El humor no es un género ni un arte sino una forma de encarar un género y un arte. Es una forma crítica, cuyo objetivo principal es liberar un saber escondido, hacer evidente uno que está oculto, y hacerlo a través de un cierto inventario de armas posibles: la ironía, la caricatura, el sarcasmo, la parodia, etc. No es casual que todos esos términos tengan una carga negativa: uno es irónico, sarcástico, paródico o caricaturizador contra algo o contra alguien, no a favor. El humor más agudo suele ser humor al ataque. Por eso es imposible ser un gran humorista sin ser criterioso, racional e inteligente: porque tener un arma en la mano, disparar constantemente y no herir a los inocentes es un trabajo difícil.
¿En qué situaciones de la vida cotidiana uno quiere ser irónico o sarcástico o caricaturesco o paródico? Digamos: si yo presencio alguna forma de abuso y lo reconozco como tal, ¿contra quién querré usar la ironía? ¿Contra la víctima o contra el victimario? La respuesta, juzgando por lo que he dicho antes, parece obvia: contra el victimario. Sin embargo, como sabemos todos, una buena parte del humor que nos rodea es agresivo contra las víctimas. Yo creo que ese es humor malgastado, desencaminado, sin sentido, inútil, o peor aun: humor que sólo es útil para hacer más daño.
El humor contra el victimario es esencialmente rebelde, contestatario, se mete con los que tienen la sartén por el mango y les dice sus verdades. El humor contra la víctima es reaccionario, prefiere el status quo, es abusivo, se mete con los agraviados y repite el agravio, su fin es, estrictamente hablando, una defensa del mal, su objetivo es que todo lo que está mal en una sociedad siga estando mal para siempre.
El humor peruano es mayoritariamente de ese segundo tipo. Como instrumento social ha existido siempre. Como la ironía y el sarcasmo necesitan demasiadas operaciones mentales, el humor peruano se centra en la parodia y la caricatura, pero rara vez se da el trabajo de mostrar qué ridículo es ser racista, qué estúpido es ser homofóbico, qué embécil es ser sexista, qué primitivo es ser discriminador, qué facilista es ser xenofóbico.

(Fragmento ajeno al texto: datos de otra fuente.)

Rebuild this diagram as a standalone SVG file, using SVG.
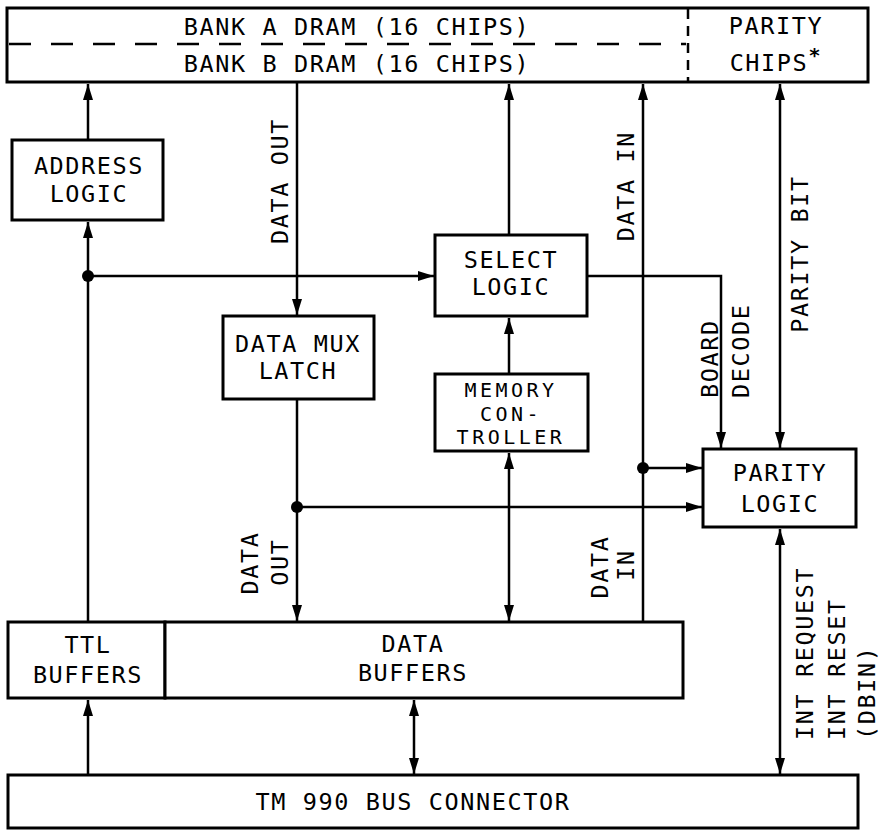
<svg xmlns="http://www.w3.org/2000/svg" width="884" height="832" viewBox="0 0 884 832">
<defs>
<marker id="ah" viewBox="0 0 16 10" refX="16" refY="5" markerWidth="16" markerHeight="10" markerUnits="userSpaceOnUse" orient="auto-start-reverse"><path d="M0,0 L16,5 L0,10 z" fill="#000"/></marker>
</defs>
<style>
.box{fill:#fff;stroke:#000;stroke-width:3}
.ln{fill:none;stroke:#000;stroke-width:2.5}
.ar{marker-end:url(#ah)}
.bi{marker-start:url(#ah);marker-end:url(#ah)}
.dot{fill:#000}
.t{font-family:"DejaVu Sans Mono","Liberation Mono",monospace;font-size:23.5px;letter-spacing:1.6px;fill:#000;text-anchor:middle}
.m{font-size:20px;letter-spacing:3.5px}
.s{text-anchor:start}
</style>
<rect width="884" height="832" fill="#fff"/>

<g id="dram">
<rect class="box" x="7" y="8" width="861" height="74"/>
<line x1="9" y1="44" x2="686" y2="44" stroke="#000" stroke-width="2.5" stroke-dasharray="22 20"/>
<line x1="688" y1="9" x2="688" y2="81" stroke="#000" stroke-width="2.5" stroke-dasharray="10 7"/>
<text class="t" x="357" y="35">BANK A DRAM (16 CHIPS)</text>
<text class="t" x="357" y="72">BANK B DRAM (16 CHIPS)</text>
<text class="t" x="776" y="34">PARITY</text>
<text class="t" x="769" y="71">CHIPS</text>
<text class="t s" x="808.5" y="62" style="font-size:20px;font-weight:bold">*</text>
</g>

<g id="address-logic">
<rect class="box" x="12" y="140" width="151" height="80"/>
<text class="t" x="89" y="174">ADDRESS</text>
<text class="t" x="89" y="202">LOGIC</text>
</g>

<g id="select-logic">
<rect class="box" x="435" y="235" width="152" height="81"/>
<text class="t" x="511" y="268">SELECT</text>
<text class="t" x="511" y="295">LOGIC</text>
</g>

<g id="data-mux-latch">
<rect class="box" x="223" y="316" width="151" height="83"/>
<text class="t" x="298" y="352">DATA MUX</text>
<text class="t" x="298" y="379">LATCH</text>
</g>

<g id="memory-controller">
<rect class="box" x="435" y="374" width="153" height="77"/>
<text class="t m" x="511" y="397">MEMORY</text>
<text class="t m" x="511" y="420.5">CON-</text>
<text class="t m" x="511" y="444">TROLLER</text>
</g>

<g id="parity-logic">
<rect class="box" x="703" y="449" width="153" height="78"/>
<text class="t" x="780" y="481">PARITY</text>
<text class="t" x="780" y="512">LOGIC</text>
</g>

<g id="ttl-buffers">
<rect class="box" x="8" y="622" width="157" height="76"/>
<text class="t" x="88" y="653">TTL</text>
<text class="t" x="88" y="683">BUFFERS</text>
</g>

<g id="data-buffers">
<rect class="box" x="165" y="622" width="518" height="76"/>
<text class="t" x="413" y="652">DATA</text>
<text class="t" x="413" y="681">BUFFERS</text>
</g>

<g id="bus-connector">
<rect class="box" x="8" y="775" width="850" height="53"/>
<text class="t" x="413" y="810">TM 990 BUS CONNECTOR</text>
</g>

<g id="connectors">
<path class="ln ar" d="M88,140 V84"/>
<path class="ln ar" d="M88,622 V222"/>
<path class="ln ar" d="M88,276 H434"/>
<path class="ln ar" d="M297,82 V315"/>
<path class="ln ar" d="M297,399 V621"/>
<path class="ln ar" d="M297,507 H702"/>
<path class="ln ar" d="M509,235 V84"/>
<path class="ln ar" d="M509,374 V318"/>
<path class="ln bi" d="M509,453 V621"/>
<path class="ln ar" d="M643,622 V84"/>
<path class="ln ar" d="M643,468 H702"/>
<path class="ln ar" d="M587,276 H721 V448"/>
<path class="ln bi" d="M780,84 V448"/>
<path class="ln bi" d="M780,529 V774"/>
<path class="ln ar" d="M88,775 V700"/>
<path class="ln bi" d="M414,700 V774"/>
<circle class="dot" cx="88" cy="276" r="6"/>
<circle class="dot" cx="297" cy="507" r="6"/>
<circle class="dot" cx="643" cy="468" r="6"/>
<text class="t" transform="translate(288,181) rotate(-90)">DATA OUT</text>
<text class="t" transform="translate(634,186) rotate(-90)">DATA IN</text>
<text class="t" transform="translate(808,254) rotate(-90)">PARITY BIT</text>
<text class="t s" transform="translate(718,398) rotate(-90)">BOARD</text>
<text class="t s" transform="translate(749,398) rotate(-90)">DECODE</text>
<text class="t" transform="translate(258,563) rotate(-90)">DATA</text>
<text class="t" transform="translate(288,562) rotate(-90)">OUT</text>
<text class="t" transform="translate(608,567) rotate(-90)">DATA</text>
<text class="t" transform="translate(634,565) rotate(-90)">IN</text>
<text class="t s" transform="translate(813,740) rotate(-90)">INT REQUEST</text>
<text class="t s" transform="translate(845,740) rotate(-90)">INT RESET</text>
<text class="t s" transform="translate(875,740) rotate(-90)">(DBIN)</text>
</g>
</svg>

Sería muy sencillo caricaturizar a ese sujeto cargado de prejuicios que todos conocemos en el Perú: el machista acomplejado, el tipo que vive reformulando su genealogía, el que se blanquea por deber y por conveniencia, el que añora un pasado inexistente, el que se siente acosado por la invasión de las migraciones provincianas, el que necesita afirmar su virilidad con cada palabra, el que le reza a la virgen para que su hijo tenga ojos azules, el que repasa las secciones sociales de las revistas a ver si una foto suya se coló entre las fotos del jet set. Sería muy sencillo caricaturizar a ese sujeto porque él es ya una caricatura andante, una caricatura de sí mismo deformada por los rasgos de la persona que le gustaría ser.
Pero aun más fácil es no meterse con él y empecinarse en caricaturizar a la chola, al cholo, al negro, al zambo, al migrante, a la empleada doméstica, reafirmando prejuicios heredados, porque, cuando el humorista mediocre hace eso, no tiene necesidad de pensar; sólo tiene que absorber prejuicios ajenos y dejar salir los propios, nunca cuestionarlos, sólo empujarlos un poco más allá, para que sean más ofensivos.
Porque la risa en el Perú de hoy no se gana con la valentía de la crítica contra el que ejerce el poder, sino que se gana nerviosamente, con un vergonzoso chantaje enterrado, sometiendo a los espectadores a una especie de examen de identidad: si mi chiste racista no te causa gracia, quizá sea porque tú eres un zambito, un negrito, un cholito, una serranita, ¿lo eres o no lo eres? Si no lo eres, ríete, pues. De otra manera eres sospechoso. ¿Mis chistes homofóbicos no te dan risa? Uhm. Qué cosa esconderás.
Claro que los humoristas tienen derecho al humor. Los peruanos también tenemos, con límites obvios y cumpliendo ciertos requisitos, derecho a portar armas, y si llevamos legalmente un arma, podemos usarla en ciertos casos, ante el riesgo de vida, ante una agresión que podamos responder equivalentemente. Pero si uno ve un crimen en la calle, no usa su arma para colaborar con el ladrón, para acribillar a la víctima, para que el delito se lleve a cabo más eficientemente. En el Perú, los crímenes de odio suceden diariamente -femicidios, ataques contra homosexuales, violencia doméstica, segregaciones racistas, etc-. Los humoristas portan un arma todo el tiempo. Ellos deben elegir si la van a usar contra el que comete el crimen o contra su víctima. Y si eligen atacar a la víctima, se vuelven victimarios. Entender eso no debería ser difícil.